Giuliani backers try to get him first on ballot
By Times wires
Published January 26, 2008
New York state Republicans have touched off an eleventh-hour storm by trying to change the GOP presidential primary ballot in a way that could give Rudy Giuliani, their preferred candidate, better name display at the polls.
Picked by a lottery, the order on the ballot a week from Tuesday was to be: Ron Paul on top, followed by Alan Keyes, Duncan Hunter, Giuliani, Mitt Romney, Mike Huckabee, John McCain and Fred Thompson. If GOP officials prevail, the names of the three candidates who have dropped out - Keyes, Hunter and Thompson - would be removed so Giuliani gets second place and McCain becomes last of the five.
Obama gets boostfrom California groups
Democratic candidate Barack Obama, who criticized big spending by outside groups that boosted his rivals in Iowa and New Hampshire, is getting some help of his own these days as the campaign moves on to delegate-rich Feb. 5 contests.
Two related San Francisco-based groups headed by an Obama supporter are running ads and mobilizing voters in California and a handful of other Feb. 5 states, aiming to build support for Obama among black voters and young people.

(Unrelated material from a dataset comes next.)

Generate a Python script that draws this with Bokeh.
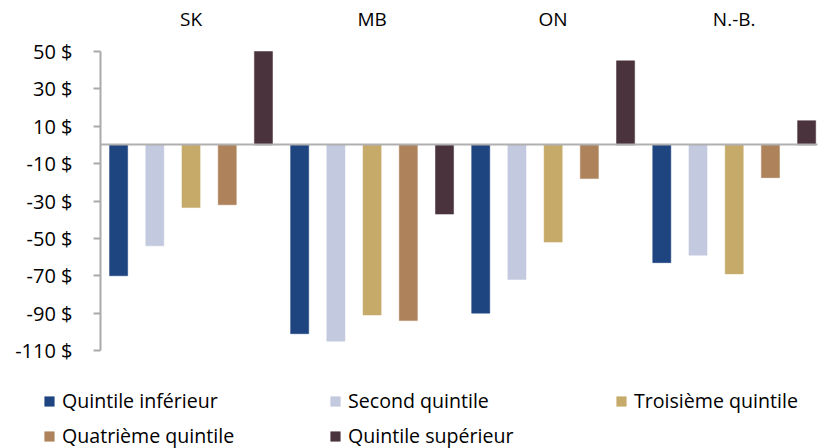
from bokeh.plotting import figure
from bokeh.models import (Range1d, FixedTicker, Legend, LegendItem, ColumnDataSource,
                          LinearAxis)
from bokeh.embed import file_html
from bokeh.resources import INLINE

provinces = ["SK", "MB", "ON", "N.-B."]
series = ["Quintile inférieur", "Second quintile", "Troisième quintile",
          "Quatrième quintile", "Quintile supérieur"]
q1 = [-70, -101, -90, -63]
q2 = [-54, -105, -72, -59]
q3 = [-33.5, -91, -52, -69]
q4 = [-32, -94, -18, -17.5]
q5 = [50, -37, 45, 13]
values = [q1, q2, q3, q4, q5]
colors = ["#1f4580", "#c3c9de", "#c6aa6a", "#ae825a", "#4a333d"]
yticks = [50, 30, 10, -10, -30, -50, -70, -90, -110]
ytick_labels = {t: f"{t} $" for t in yticks}

FONT = "Open Sans"
FS = "19px"

W, H = 818, 448
# pixel layout of the plotting area (axis at x=100, 50 at y=51, -110 at y=350)
AX_X, X_RIGHT = 100, 817
Y_TOP_PX, Y_BOT_PX = 51, 350
ymax, ymin = max(yticks), min(yticks)
n = len(series)
n_slots_shown = 19.8
px_per_x = (X_RIGHT - AX_X) / n_slots_shown
px_per_y = (Y_BOT_PX - Y_TOP_PX) / (ymax - ymin)
x_range = Range1d(-AX_X / px_per_x, (W - AX_X) / px_per_x)
y_range = Range1d(ymin - (H - Y_BOT_PX) / px_per_y, ymax + Y_TOP_PX / px_per_y)

p = figure(width=W, height=H, output_backend="svg", toolbar_location=None,
           x_axis_location="above", x_range=x_range, y_range=y_range,
           min_border_left=0, min_border_right=0, min_border_top=0, min_border_bottom=0)
p.outline_line_color = None
p.grid.visible = False
p.background_fill_color = "white"
p.border_fill_color = "white"

renderers = []
for j, (name, vals, col) in enumerate(zip(series, values, colors)):
    xs = [g * n + j + 0.5 for g in range(len(provinces))]
    src = ColumnDataSource(dict(x=xs, top=vals))
    r = p.vbar(x="x", top="top", bottom=0, width=0.5, source=src,
               fill_color=col, line_color=col, line_width=0.5)
    renderers.append((name, r))

# zero line as an axis limited to the plotting width
zero_axis = LinearAxis(fixed_location=0, bounds=(0, n_slots_shown),
                       ticker=FixedTicker(ticks=[]))
zero_axis.axis_line_color = "#b0b0b0"
zero_axis.axis_line_width = 2
zero_axis.major_tick_line_color = None
zero_axis.minor_tick_line_color = None
zero_axis.major_label_text_alpha = 0
p.add_layout(zero_axis, "below")

# top axis: province labels
xa = p.xaxis[0]
xa.fixed_location = ymax
xa.ticker = FixedTicker(ticks=[g * n + n / 2 for g in range(len(provinces))])
xa.major_label_overrides = {g * n + n / 2: prov for g, prov in enumerate(provinces)}
xa.axis_line_color = None
xa.major_tick_line_color = None
xa.minor_tick_line_color = None
xa.major_label_text_font = FONT
xa.major_label_text_font_size = FS
xa.major_label_text_color = "black"
xa.major_label_standoff = 14

ya = p.yaxis[0]
ya.fixed_location = 0
ya.bounds = (ymin, ymax)
ya.ticker = FixedTicker(ticks=yticks)
ya.major_label_overrides = ytick_labels
ya.axis_line_color = "#aaaaaa"
ya.axis_line_width = 2
ya.major_tick_line_color = "#aaaaaa"
ya.major_tick_line_width = 2
ya.major_tick_out = 7
ya.major_tick_in = 0
ya.minor_tick_line_color = None
ya.major_label_text_font = FONT
ya.major_label_text_font_size = "20px"
ya.major_label_text_color = "black"
ya.major_label_standoff = 21

legend = Legend(items=[LegendItem(label=nm, renderers=[r]) for nm, r in renderers],
                ncols=3, location=(43, -1), orientation="horizontal")
legend.padding = 0
legend.margin = 0
legend.spacing = 8
legend.glyph_width = 12
legend.glyph_height = 12
legend.label_standoff = 7
legend.label_width = 259
legend.label_height = 26
legend.label_text_font = FONT
legend.label_text_font_size = "19.6px"
legend.label_text_color = "black"
legend.border_line_color = None
legend.background_fill_alpha = 0
p.add_layout(legend, "center")

open("out.html", "w").write(file_html(p, INLINE))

Vote Hope and PowerPac.org, founded by San Francisco lawyer Steven Phillips, have reported spending about $350,000 on Obama's behalf. Of that, $245,000 was devoted to radio ads in South Carolina, which has its primary today, and in the Super Tuesday states of California, Alabama, Georgia and Tennessee. Separately, Phillips is undertaking a $3-million voter registration drive in 11 states aimed at increasing the number of black voters.
Romney's faith speech gets reinterpreted
An executive for one of the nation's leading evangelical groups says in a video voter guide that Mitt Romney has "acknowledged Mormonism is not a Christian faith," although the GOP presidential candidate has said he follows Jesus Christ and his church insists it is Christian.
Tom Minnery, senior vice president of government and public policy at Focus on the Family Action, said Friday that the comment was his interpretation of Romney's December "Faith in America" speech that was meant to reassure voters about his religion.
Minnery said that he spoke with the campaign after the video was posted this week and that officials did not contest his view or ask him to retract the statement. "We've got a good relationship with them." Kevin Madden, a Romney spokesman, said in an e-mail that "campaign guides by advocacy groups consist of their viewpoints."